Part:         Session:         Page of 512

Q:

Why?

Oakes:

Well, my own interpretation of it is that Harrison -- two reasons, I think -- Punch never explicitly explained to me why he was insisting that I name Harrison the first editor. There was never any doubt that the Op-Ed -- when it was formed in 1970 -- was part of and subject to the editorial department, of which I was the head, the editorial editor of the Times. The argument over where the Op-Ed page -- in which department it belonged -- had been settled by Punch himself after quite a lot of contest on the part of the news department to have control of it. But that issue had already been settled by Punch in May of 1970 -- four months before the first Op-Ed page appeared in September, 1970. The person who would be the actual editor of the Op-Ed page was to be in my department -- and symbolizing that was the fact that it was I who formally named the Op-Ed editor.

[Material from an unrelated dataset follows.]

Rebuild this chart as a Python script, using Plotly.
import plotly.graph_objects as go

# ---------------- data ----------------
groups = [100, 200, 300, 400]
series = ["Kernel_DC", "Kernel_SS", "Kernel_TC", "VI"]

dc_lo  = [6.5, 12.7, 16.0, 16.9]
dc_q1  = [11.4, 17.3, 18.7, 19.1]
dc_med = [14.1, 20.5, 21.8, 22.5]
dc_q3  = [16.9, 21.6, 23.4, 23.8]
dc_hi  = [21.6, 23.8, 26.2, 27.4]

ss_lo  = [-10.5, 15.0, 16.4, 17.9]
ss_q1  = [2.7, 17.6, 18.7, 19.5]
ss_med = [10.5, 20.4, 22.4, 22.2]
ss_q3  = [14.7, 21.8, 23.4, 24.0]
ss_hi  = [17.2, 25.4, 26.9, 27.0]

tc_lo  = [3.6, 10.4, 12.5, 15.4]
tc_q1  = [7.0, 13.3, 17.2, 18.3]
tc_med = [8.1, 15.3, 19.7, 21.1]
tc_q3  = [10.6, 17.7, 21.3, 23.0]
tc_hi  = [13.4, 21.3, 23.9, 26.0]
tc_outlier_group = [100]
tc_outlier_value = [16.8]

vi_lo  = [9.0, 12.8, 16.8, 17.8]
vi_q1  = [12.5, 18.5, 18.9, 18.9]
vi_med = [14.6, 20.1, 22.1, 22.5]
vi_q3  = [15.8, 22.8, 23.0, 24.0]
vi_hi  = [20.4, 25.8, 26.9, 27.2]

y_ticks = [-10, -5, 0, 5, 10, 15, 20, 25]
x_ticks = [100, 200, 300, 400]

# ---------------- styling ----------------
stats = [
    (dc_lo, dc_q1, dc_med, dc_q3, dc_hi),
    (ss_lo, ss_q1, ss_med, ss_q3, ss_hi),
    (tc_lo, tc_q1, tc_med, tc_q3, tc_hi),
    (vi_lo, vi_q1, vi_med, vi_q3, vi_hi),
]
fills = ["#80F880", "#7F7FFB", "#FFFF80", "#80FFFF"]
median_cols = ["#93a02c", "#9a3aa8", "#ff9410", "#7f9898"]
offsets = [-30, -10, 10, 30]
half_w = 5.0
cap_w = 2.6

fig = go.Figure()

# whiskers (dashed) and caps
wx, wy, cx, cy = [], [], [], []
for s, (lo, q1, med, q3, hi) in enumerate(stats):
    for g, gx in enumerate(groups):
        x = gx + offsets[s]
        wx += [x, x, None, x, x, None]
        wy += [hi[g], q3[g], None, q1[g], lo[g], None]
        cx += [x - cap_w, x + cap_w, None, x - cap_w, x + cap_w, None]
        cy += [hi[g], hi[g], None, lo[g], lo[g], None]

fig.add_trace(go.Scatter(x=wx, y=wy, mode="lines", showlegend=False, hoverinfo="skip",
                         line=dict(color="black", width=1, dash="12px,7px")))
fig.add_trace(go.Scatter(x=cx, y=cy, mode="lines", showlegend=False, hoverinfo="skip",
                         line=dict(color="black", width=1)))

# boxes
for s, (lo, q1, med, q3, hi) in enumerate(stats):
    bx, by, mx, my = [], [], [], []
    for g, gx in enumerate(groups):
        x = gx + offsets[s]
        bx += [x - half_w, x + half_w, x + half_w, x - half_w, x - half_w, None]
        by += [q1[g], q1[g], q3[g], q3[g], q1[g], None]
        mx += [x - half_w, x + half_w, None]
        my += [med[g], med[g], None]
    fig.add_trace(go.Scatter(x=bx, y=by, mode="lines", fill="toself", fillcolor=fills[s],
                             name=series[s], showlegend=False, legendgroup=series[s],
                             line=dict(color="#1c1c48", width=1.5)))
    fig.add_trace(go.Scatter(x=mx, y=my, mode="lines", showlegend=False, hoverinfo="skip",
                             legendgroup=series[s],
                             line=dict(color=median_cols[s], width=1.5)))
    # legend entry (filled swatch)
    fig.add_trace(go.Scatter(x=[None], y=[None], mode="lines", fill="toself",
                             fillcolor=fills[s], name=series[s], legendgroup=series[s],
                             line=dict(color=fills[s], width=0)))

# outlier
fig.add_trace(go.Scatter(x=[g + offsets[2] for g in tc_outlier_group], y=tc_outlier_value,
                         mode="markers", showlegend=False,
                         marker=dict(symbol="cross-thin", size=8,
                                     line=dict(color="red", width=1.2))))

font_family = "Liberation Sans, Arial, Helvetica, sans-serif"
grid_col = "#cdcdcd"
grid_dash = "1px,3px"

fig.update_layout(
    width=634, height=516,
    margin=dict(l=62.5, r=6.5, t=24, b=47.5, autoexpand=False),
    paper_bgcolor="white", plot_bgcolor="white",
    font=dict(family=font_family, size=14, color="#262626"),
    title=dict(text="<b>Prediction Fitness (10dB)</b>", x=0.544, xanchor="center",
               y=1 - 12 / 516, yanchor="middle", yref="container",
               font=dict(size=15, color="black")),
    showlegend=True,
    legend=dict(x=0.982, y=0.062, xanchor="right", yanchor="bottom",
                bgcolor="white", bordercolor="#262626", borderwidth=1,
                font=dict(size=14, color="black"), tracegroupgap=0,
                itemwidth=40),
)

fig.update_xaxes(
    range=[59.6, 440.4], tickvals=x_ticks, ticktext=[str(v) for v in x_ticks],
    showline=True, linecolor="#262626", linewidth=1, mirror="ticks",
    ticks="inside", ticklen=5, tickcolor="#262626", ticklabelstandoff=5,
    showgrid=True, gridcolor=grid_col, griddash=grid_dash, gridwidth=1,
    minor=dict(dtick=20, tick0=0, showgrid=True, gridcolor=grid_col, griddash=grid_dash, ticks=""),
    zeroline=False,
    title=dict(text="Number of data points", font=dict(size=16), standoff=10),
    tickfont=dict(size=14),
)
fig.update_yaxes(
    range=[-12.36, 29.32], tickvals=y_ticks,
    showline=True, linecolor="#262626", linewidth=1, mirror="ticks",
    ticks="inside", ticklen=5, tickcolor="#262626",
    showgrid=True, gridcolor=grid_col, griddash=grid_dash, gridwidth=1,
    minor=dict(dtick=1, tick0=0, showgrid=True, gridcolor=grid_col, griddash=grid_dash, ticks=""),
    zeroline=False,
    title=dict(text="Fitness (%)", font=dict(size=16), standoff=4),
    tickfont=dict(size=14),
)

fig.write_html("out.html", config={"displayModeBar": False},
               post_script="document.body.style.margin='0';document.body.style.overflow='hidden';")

When it came to who it would be -- I had my own candidate from the editorial board of the Times -- Punch insisted that I name Harrison Salisbury, who was at that time an assistant managing editor on the third floor -- a deputy, really, to [Abraham] Rosenthal, the managing editor. My understanding is -- and here I certainly could not testify to this fact under oath but I believe and am quite convinced, from my memory of the situation -- that Harrison did not get along at all with Rosenthal, his boss -- that Harrison really didn't have an awful lot to do as assistant managing editor -- and it was, of course, universally recognized that Harrison was a superb reporter and a very distinguished one at that. He had made a terrific record as a reporter and his most recent exploit had been going to Hanoi in the middle of the Vietnam War.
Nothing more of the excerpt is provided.